L’aspect autobiographique de Simon Werner a disparu, c’était les domaines pavillonnaires de région parisienne où se situait l’action. Dans la deuxième saison des Revenants, nous avons tourné à dix kilomètres de l’endroit où j’habitais. Ces univers visuels correspondent à mon adolescence. J’ai l’impression que pour mon prochain projet je m’éloignerai des pavillons, des bombers et des sweats à capuche… Je n’irai probablement pas vers le fantastique. C’est difficile pour moi de répondre davantage à cette question. Je n’ai pas l’impression de chercher à produire un univers. Je ne me rends pas toujours compte de la logique interne de ce que je fais.
Quelle est ta cinéphilie ?
Le fantastique n’est pas ce qui m’intéresse en premier, même si j’adore Cronenberg ou les premiers films de M. Night Shyamalan. Mais ce ne sont pas des références pour Les Revenants. Dans ma vie de spectateur, je préfère essayer de voir un maximum de choses. Dans les dix dernières années, un film m’a particulièrement marqué et me hante encore : The Host de Bong Joon-ho. J’ai adoré comment le fantastique peut transformer la perception qu’on a de la réalité, comment on peut parler de la famille et de la paternité en faisant un film de monstre.
The Host est à la fois un sacré film de monstre et un sacré film tout court, un spectacle fou et un récit d’une finesse incroyable qui me transporte de bonheur, comme Mad Max Fury Road me transporte de bonheur parce que c’est un film d’action et autre chose qu’un film d’action, sur les personnages, la puissance du récit. J’aime aussi beaucoup Hong Sangsoo, dans un style différent, même si je n’ai pas vu tous ses films puisqu’il en tourne un par an au minimum… En général, j’ai une curiosité pour les films plus que pour les cinéastes.
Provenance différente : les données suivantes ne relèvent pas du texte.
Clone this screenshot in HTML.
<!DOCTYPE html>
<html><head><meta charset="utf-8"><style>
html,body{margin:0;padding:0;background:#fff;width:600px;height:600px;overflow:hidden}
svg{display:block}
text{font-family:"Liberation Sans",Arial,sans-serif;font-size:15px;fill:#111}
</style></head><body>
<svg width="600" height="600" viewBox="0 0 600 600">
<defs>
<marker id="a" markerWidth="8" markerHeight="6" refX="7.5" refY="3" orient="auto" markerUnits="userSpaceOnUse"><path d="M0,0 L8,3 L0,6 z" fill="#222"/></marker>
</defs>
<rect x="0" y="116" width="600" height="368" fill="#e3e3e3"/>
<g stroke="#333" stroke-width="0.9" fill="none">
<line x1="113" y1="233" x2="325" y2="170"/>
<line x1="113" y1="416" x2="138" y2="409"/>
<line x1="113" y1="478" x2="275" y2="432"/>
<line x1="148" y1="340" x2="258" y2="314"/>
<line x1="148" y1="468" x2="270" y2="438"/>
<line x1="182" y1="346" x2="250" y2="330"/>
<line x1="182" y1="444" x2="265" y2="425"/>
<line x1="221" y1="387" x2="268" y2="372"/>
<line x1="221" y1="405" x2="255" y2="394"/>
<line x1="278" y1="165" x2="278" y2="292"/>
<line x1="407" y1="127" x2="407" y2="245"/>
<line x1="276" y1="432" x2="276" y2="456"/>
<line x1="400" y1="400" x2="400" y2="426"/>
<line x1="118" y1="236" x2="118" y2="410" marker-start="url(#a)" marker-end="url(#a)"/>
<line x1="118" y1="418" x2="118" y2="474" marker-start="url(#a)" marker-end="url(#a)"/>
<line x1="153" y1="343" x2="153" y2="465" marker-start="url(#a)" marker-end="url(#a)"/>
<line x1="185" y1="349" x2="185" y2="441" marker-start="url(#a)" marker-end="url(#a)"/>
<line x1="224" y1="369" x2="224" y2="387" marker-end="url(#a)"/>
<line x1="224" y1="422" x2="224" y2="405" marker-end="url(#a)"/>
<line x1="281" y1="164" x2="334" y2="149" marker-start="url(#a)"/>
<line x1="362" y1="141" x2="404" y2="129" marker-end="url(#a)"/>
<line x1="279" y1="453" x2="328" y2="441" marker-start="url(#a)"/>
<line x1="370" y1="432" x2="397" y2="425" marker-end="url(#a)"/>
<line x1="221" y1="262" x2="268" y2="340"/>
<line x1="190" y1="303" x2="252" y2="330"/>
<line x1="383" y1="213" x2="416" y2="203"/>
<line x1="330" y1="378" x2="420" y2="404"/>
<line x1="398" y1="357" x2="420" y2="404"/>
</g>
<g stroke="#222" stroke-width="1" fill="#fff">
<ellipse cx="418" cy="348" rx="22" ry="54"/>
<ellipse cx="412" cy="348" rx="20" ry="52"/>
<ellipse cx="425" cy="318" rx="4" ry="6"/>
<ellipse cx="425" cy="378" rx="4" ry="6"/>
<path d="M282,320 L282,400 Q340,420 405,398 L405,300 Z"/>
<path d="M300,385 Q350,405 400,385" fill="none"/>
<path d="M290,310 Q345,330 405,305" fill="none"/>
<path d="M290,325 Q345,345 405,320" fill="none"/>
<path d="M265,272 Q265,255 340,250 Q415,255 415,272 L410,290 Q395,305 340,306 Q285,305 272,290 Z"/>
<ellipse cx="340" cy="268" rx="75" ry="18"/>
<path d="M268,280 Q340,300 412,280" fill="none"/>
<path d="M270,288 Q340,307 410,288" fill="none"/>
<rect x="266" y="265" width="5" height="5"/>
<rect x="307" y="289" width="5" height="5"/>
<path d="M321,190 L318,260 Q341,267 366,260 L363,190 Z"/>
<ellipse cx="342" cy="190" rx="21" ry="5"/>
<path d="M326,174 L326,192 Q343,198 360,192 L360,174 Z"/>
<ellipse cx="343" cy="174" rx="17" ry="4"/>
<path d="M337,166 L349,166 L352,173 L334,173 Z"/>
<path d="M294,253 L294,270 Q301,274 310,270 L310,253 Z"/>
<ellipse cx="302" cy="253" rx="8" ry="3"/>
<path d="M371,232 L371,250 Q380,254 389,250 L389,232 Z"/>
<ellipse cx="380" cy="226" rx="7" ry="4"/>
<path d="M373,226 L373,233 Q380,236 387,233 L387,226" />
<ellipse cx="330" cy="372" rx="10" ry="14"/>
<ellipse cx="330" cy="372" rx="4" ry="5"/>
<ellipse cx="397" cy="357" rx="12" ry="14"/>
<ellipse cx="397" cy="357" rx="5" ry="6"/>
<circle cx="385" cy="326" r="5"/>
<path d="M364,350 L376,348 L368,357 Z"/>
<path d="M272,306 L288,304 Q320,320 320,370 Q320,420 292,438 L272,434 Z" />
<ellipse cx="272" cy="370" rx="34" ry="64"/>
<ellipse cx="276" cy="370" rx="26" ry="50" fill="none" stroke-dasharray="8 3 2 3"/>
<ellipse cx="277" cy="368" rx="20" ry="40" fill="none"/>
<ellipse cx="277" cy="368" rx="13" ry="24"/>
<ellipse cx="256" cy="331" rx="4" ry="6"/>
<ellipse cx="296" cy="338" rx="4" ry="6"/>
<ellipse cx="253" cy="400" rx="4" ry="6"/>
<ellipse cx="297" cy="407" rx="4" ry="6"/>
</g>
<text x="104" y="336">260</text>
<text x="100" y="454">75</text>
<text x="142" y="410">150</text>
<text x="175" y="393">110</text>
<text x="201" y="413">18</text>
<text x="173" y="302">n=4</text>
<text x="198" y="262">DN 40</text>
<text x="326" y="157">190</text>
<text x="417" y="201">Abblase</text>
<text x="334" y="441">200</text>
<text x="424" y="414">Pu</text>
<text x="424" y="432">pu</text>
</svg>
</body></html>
Un article paru cet été dans le mensuel Vanity Fair était illustré par une image de Victor, l’un des personnages de la série, avec le titre : “Cet enfant peut-il sauver Canal+ ?” A défaut de sauver la chaîne cryptée, Les Revenants peuvent-ils sauver la fiction française ?
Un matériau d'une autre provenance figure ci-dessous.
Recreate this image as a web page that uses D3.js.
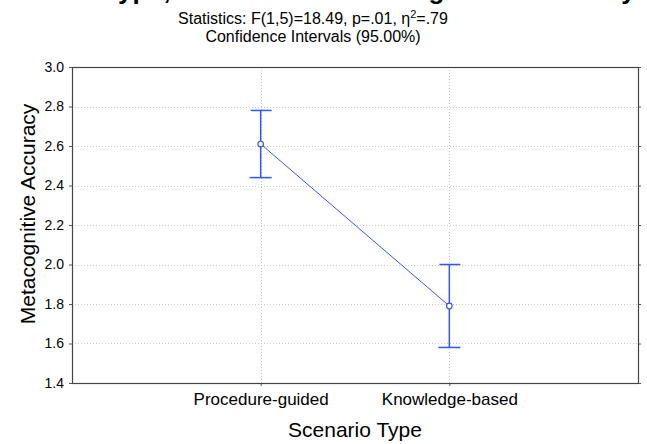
<!DOCTYPE html>
<html>
<head>
<meta charset="utf-8">
<script src="https://cdn.jsdelivr.net/npm/d3@7"></script>
<style>
  body { margin: 0; background: #fff; }
  svg text { font-family: "Liberation Sans", Arial, sans-serif; fill: #000; }
</style>
</head>
<body>
<div id="chart"></div>
<script>
/* global d3 */

// data
var categories = ["Procedure-guided", "Knowledge-based"];
var means = [2.61, 1.79];
var ciLower = [2.44, 1.58];
var ciUpper = [2.78, 2.0];
var yTicks = [1.4, 1.6, 1.8, 2.0, 2.2, 2.4, 2.6, 2.8, 3.0];

var titleText = "Scenario Type; LS Means of Metacognitive Accuracy";
var statsText = "Statistics: F(1,5)=18.49, p=.01, \u03b7";
var statsTail = "=.79";
var ciText = "Confidence Intervals (95.00%)";
var xTitle = "Scenario Type";
var yTitle = "Metacognitive Accuracy";

var width = 647;
var height = 444;
var margin = { top: 67, right: 9, bottom: 61, left: 72 };
var lineColor = "#3355ff";

var svg = d3
  .select("#chart")
  .append("svg")
  .attr("width", width)
  .attr("height", height);

var plotW = width - margin.left - margin.right;
var plotH = height - margin.top - margin.bottom;

var x = d3
  .scalePoint()
  .domain(categories)
  .range([0, plotW])
  .padding(1);

var y = d3
  .scaleLinear()
  .domain([1.4, 3.0])
  .range([plotH, 0]);

var g = svg
  .append("g")
  .attr("transform", "translate(" + margin.left + "," + margin.top + ")");

// titles (main title is cut off at the top, only descenders show)
svg
  .append("text")
  .text(titleText)
  .attr("x", -13)
  .attr("y", -1)
  .style("font-size", "26px")
  .style("font-weight", "bold");

var stats = svg
  .append("text")
  .attr("x", 313)
  .attr("y", 24)
  .attr("text-anchor", "middle")
  .style("font-size", "16px");
stats.append("tspan").text(statsText);
stats
  .append("tspan")
  .text("2")
  .attr("dy", -6)
  .style("font-size", "11px");
stats
  .append("tspan")
  .text(statsTail)
  .attr("dy", 6);

svg
  .append("text")
  .text(ciText)
  .attr("x", 313)
  .attr("y", 42)
  .attr("text-anchor", "middle")
  .style("font-size", "16px");

// grid
g.selectAll(".hgrid")
  .data(yTicks.slice(1, -1))
  .enter()
  .append("line")
  .attr("class", "hgrid")
  .attr("x1", 0)
  .attr("x2", plotW)
  .attr("y1", function(d) { return Math.round(y(d)) + 0.5; })
  .attr("y2", function(d) { return Math.round(y(d)) + 0.5; })
  .style("stroke", "#c8c8c8")
  .style("stroke-dasharray", "1,2");

g.selectAll(".vgrid")
  .data(categories)
  .enter()
  .append("line")
  .attr("class", "vgrid")
  .attr("x1", function(d) { return Math.round(x(d)) + 0.5; })
  .attr("x2", function(d) { return Math.round(x(d)) + 0.5; })
  .attr("y1", 0)
  .attr("y2", plotH)
  .style("stroke", "#c8c8c8")
  .style("stroke-dasharray", "1,2");

// axes
var yAxis = d3
  .axisLeft(y)
  .tickValues(yTicks)
  .tickSize(3)
  .tickFormat(d3.format(".1f"));

var yAxisG = g.append("g").call(yAxis);
yAxisG.select(".domain").remove();
yAxisG.selectAll("line").style("stroke", "#555");
yAxisG
  .selectAll("text")
  .attr("x", -8)
  .style("font-size", "14px")
  .style("font-family", "'Liberation Sans', Arial, sans-serif");

var yAxisR = g
  .append("g")
  .attr("transform", "translate(" + plotW + ",0)")
  .call(d3.axisRight(y).tickValues(yTicks).tickSize(3).tickFormat(""));
yAxisR.select(".domain").remove();
yAxisR.selectAll("line").style("stroke", "#555");

var xAxisG = g
  .append("g")
  .attr("transform", "translate(0," + plotH + ")")
  .call(d3.axisBottom(x).tickSize(3));
xAxisG.select(".domain").remove();
xAxisG.selectAll("line").style("stroke", "#555");
xAxisG
  .selectAll("text")
  .attr("y", 10)
  .style("font-size", "17px")
  .style("font-family", "'Liberation Sans', Arial, sans-serif");

// frame
g.append("rect")
  .attr("x", 0.5)
  .attr("y", 0.5)
  .attr("width", plotW)
  .attr("height", plotH)
  .style("fill", "none")
  .style("stroke", "#444")
  .style("stroke-width", 1.2);

svg
  .append("text")
  .text(xTitle)
  .attr("x", margin.left + plotW / 2 - 0)
  .attr("y", 437)
  .attr("text-anchor", "middle")
  .style("font-size", "21px");

svg
  .append("text")
  .text(yTitle)
  .attr("transform", "translate(35,214) rotate(-90)")
  .attr("text-anchor", "middle")
  .style("font-size", "21px");

// mean line, error bars, points
var line = d3
  .line()
  .x(function(d, i) { return x(categories[i]); })
  .y(function(d) { return y(d); });

g.append("path")
  .datum(means)
  .attr("d", line)
  .style("fill", "none")
  .style("stroke", lineColor)
  .style("stroke-width", 1);

var bars = g
  .selectAll(".ci")
  .data(categories)
  .enter()
  .append("g")
  .attr("class", "ci")
  .style("stroke", lineColor)
  .style("stroke-width", 1.5);

bars
  .append("line")
  .attr("x1", function(d) { return x(d); })
  .attr("x2", function(d) { return x(d); })
  .attr("y1", function(d, i) { return y(ciLower[i]); })
  .attr("y2", function(d, i) { return y(ciUpper[i]); });

bars
  .append("line")
  .attr("x1", function(d) { return x(d) - 10; })
  .attr("x2", function(d) { return x(d) + 11; })
  .attr("y1", function(d, i) { return y(ciUpper[i]); })
  .attr("y2", function(d, i) { return y(ciUpper[i]); });

bars
  .append("line")
  .attr("x1", function(d) { return x(d) - 11; })
  .attr("x2", function(d) { return x(d) + 11; })
  .attr("y1", function(d, i) { return y(ciLower[i]); })
  .attr("y2", function(d, i) { return y(ciLower[i]); });

g.selectAll(".pt")
  .data(means)
  .enter()
  .append("circle")
  .attr("class", "pt")
  .attr("cx", function(d, i) { return x(categories[i]); })
  .attr("cy", function(d) { return y(d); })
  .attr("r", 2.8)
  .style("fill", "#fff")
  .style("stroke", lineColor)
  .style("stroke-width", 1.2);
</script>
</body>
</html>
Il y avait des séries françaises intéressantes avant nous, comme Engrenages ou Pigalle. Ainsi soient-ils est arrivée en même temps. Les diffuseurs commencent à laisser des auteurs s’emparer d’un sujet qui n’est pas obligatoirement une enquête policière, ou alors de manière décalée comme P’tit Quinquin. A titre personnel, on m’a fait confiance, même si cette confiance est très difficile à gagner et se trouve sans arrêt remise en cause. Il faut se battre pour que les épisodes ressemblent à ce qu’on a dans la tête.
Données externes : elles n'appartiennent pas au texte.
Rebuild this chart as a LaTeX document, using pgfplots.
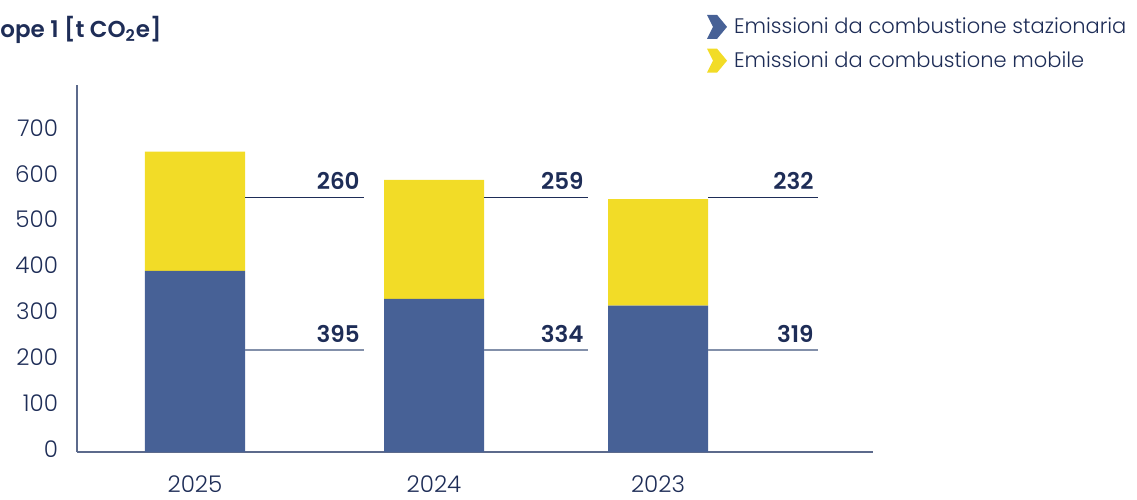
\documentclass[border=0pt]{standalone}
\usepackage{fontspec}
\setmainfont{Poppins Light}[BoldFont=Poppins SemiBold]
\usepackage{pgfplots}
\usepackage{pgfplotstable}
\pgfplotsset{compat=1.18}

\definecolor{navy}{HTML}{1E2D57}
\definecolor{blueS}{HTML}{476196}
\definecolor{yellowM}{HTML}{F2DC27}
\definecolor{axisgray}{HTML}{5C6A8C}
\definecolor{leadlo}{HTML}{8390AA}

% x = bar centre (px grid), stazionaria, mobile, leader line start/end
\pgfplotstableread{
x   stat mob xs  xe
195 395  260 245 364
434 334  259 484 588
658 319  232 708 818
}\scopeone

\begin{document}
\begin{tikzpicture}
\pgfplotsset{
  common/.style={
    at={(38.5pt,23.5pt)}, anchor=south west,
    scale only axis, width=398pt, height=183.5pt,
    xmin=77, xmax=873, ymin=0, ymax=800,
    /pgf/number format/assume math mode=true,
  },
  vallabel/.style={draw=none, mark=none, point meta=explicit,
    nodes near coords={\pgfmathprintnumber{\pgfplotspointmeta}},
    every node near coord/.style={anchor=base east, text=navy, inner sep=0pt,
      xshift=-2pt, yshift=4pt, font=\bfseries\fontsize{11.5}{13}\selectfont}},
  chevron/.style={legend image code/.code={\fill (-4.5pt,6pt) -- (0.5pt,6pt) -- (5.5pt,0pt) -- (0.5pt,-6pt) -- (-4.5pt,-6pt) -- (-1.5pt,0pt) -- cycle;}},
}
\begin{axis}[
  common,
  axis x line*=bottom, axis y line*=left,
  axis line style={draw=axisgray, line width=0.7pt, -},
  ybar stacked, bar width=100,
  xtick={195,434,658}, xticklabels={2025,2024,2023},
  ytick={0,100,...,700},
  major tick length=0pt,
  tick label style={font=\fontsize{11.5}{13}\selectfont, text=navy},
  xticklabel style={yshift=-8.5pt},
  yticklabel style={xshift=-6pt, yshift=1.5pt},
  legend style={at={(0.791,1.196)}, anchor=north west, draw=none, fill=none,
    font=\fontsize{10.5}{13}\selectfont, text=navy, row sep=3.5pt, inner sep=0pt,
    nodes={inner xsep=3.5pt}},
  legend cell align=left,
]
\addplot[fill=blueS, draw=none, chevron] table[x=x, y=stat]{\scopeone};
\addplot[fill=yellowM, draw=none, chevron] table[x=x, y=mob]{\scopeone};
\legend{Emissioni da combustione stazionaria, Emissioni da combustione mobile}
\end{axis}

\begin{axis}[common, hide axis, clip=false]
% leader lines
\addplot[navy, line width=0.7pt] coordinates {(245,555) (364,555)};
\addplot[navy, line width=0.7pt] coordinates {(484,555) (588,555)};
\addplot[navy, line width=0.7pt] coordinates {(708,555) (818,555)};
\addplot[leadlo, line width=0.9pt] coordinates {(245,222) (364,222)};
\addplot[leadlo, line width=0.9pt] coordinates {(484,222) (588,222)};
\addplot[leadlo, line width=0.9pt] coordinates {(708,222) (818,222)};
% value labels
\addplot[vallabel] table[x=xe, y expr=555, meta=mob]{\scopeone};
\addplot[vallabel] table[x=xe, y expr=222, meta=stat]{\scopeone};
\end{axis}

\node[anchor=base west, inner sep=0pt, text=navy, font=\bfseries\fontsize{11.5}{14}\selectfont]
  at (0pt,230.5pt) {ope 1 [t CO\textsubscript{2}e]};
\pgfresetboundingbox
\useasboundingbox (0pt,0pt) rectangle (568.5pt,249.5pt);
\end{tikzpicture}
\end{document}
Mais comme Les Revenants a été un succès, on comprend qu’on peut être payé en retour quand on laisse un auteur s’exprimer. Je n’ai peut-être pas une liberté absolue, on n’est pas au cinéma, mais quelque chose se passe. J’ai aussi le sentiment qu’à l’étranger des gens qui ne regardaient jamais de séries françaises s’y sont intéressés grâce aux Revenants et à d’autres. Engrenages marche bien en Angleterre depuis longtemps.
Certains producteurs m’ont aussi dit que grâce au succès des Revenants, on leur demandait de ressortir de vieux projets de séries fantastiques qui tout à coup devenaient hype… Je ne peux pas analyser toutes les répercussions, mais j’ai perçu énormément de bienveillance. J’ai trouvé que cela montrait une soif d’aimer nos fictions françaises, comme on a envie d’aimer notre équipe de France de basket !
Tu parles beaucoup des Revenants au passé. As-tu pris une décision sur la suite ?
Après cinq années d’immersion, j’ai envie de couper un peu. Ceux qui verront la nouvelle saison en entier constateront que le récit clôt l’histoire entamée avec la saison 1. Une troisième saison est possible, elle peut être passionnante , il y a des personnages que j’adore, une idée de base formidable. Je ne veux pas fermer la porte. Mais il faudra vraiment être persuadé qu’il y a de belles histoires à raconter et pour l’instant, je n’ai pas eu le temps de m’y pencher.
On pourrait imaginer un format anthologique, avec une nouvelle histoire par saison.
C’est vrai. C’est le cas de certaines séries comme American Horror Story ou True Detective… Mais comme nous n’avons pas réussi à enchaîner entre les deux premières salves d’épisodes comme on aurait voulu, j’évite les effets d’annonce. Je n’ai pas encore pris de décision. Il faudra déjà savoir si le public a envie de se replonger dans cette histoire.